The Abbey of the Paraclete (Abbaye du Paraclet) was a Benedictine monastery founded by Peter Abelard in Ferreux-Quincey, France, after he left the Abbey of St. Denis about 1121. Paraclete comes from the Greek word meaning "one who consoles" and is found in the Gospel of John (16:7) as a name for the Holy Spirit.

In 1125 Abelard was elected by the monks of the Abbey at Saint-Gildas-de-Rhuys, near Vannes, Brittany, to be their abbot. He turned the Paraclete over to the recently displaced Héloïse, his wife, who had been in a nunnery in Argenteuil before its disbandment by Abbot Suger. The Paraclete was rededicated as a nunnery. Heloise became the Paraclete's abbess and spent the rest of her life there.
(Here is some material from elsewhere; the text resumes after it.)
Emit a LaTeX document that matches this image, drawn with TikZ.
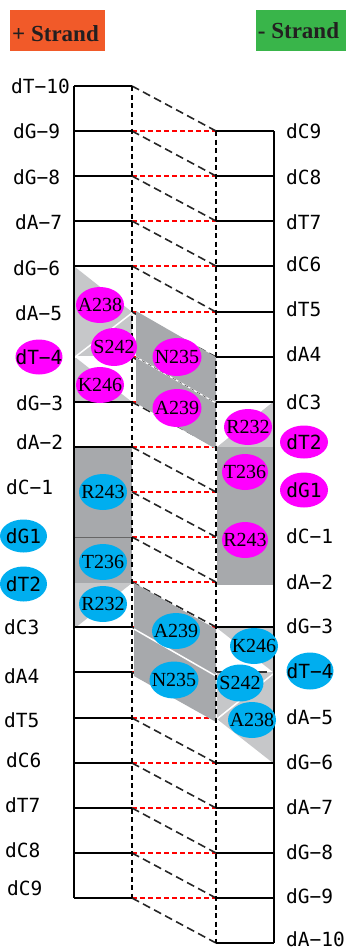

She and Abelard were buried together there (Abelard c. 1142, Heloise c. 1164) until 1792, when their remains were transferred to the church of Nogent-sur-Seine nearby. In 1817, their bodies were reportedly moved to a new tomb at Pere Lachaise Cemetery in Paris, but whether they are both actually buried there remains a matter of dispute.

A large part of the abbey was demolished in the French Revolution. The remaining buildings are a barn and a dovecote from the early 17th century, and a conventual building from the 18th century. These are listed monuments, as well as the monument to Héloïse and Abélard. A chapel was built in the early 20th century.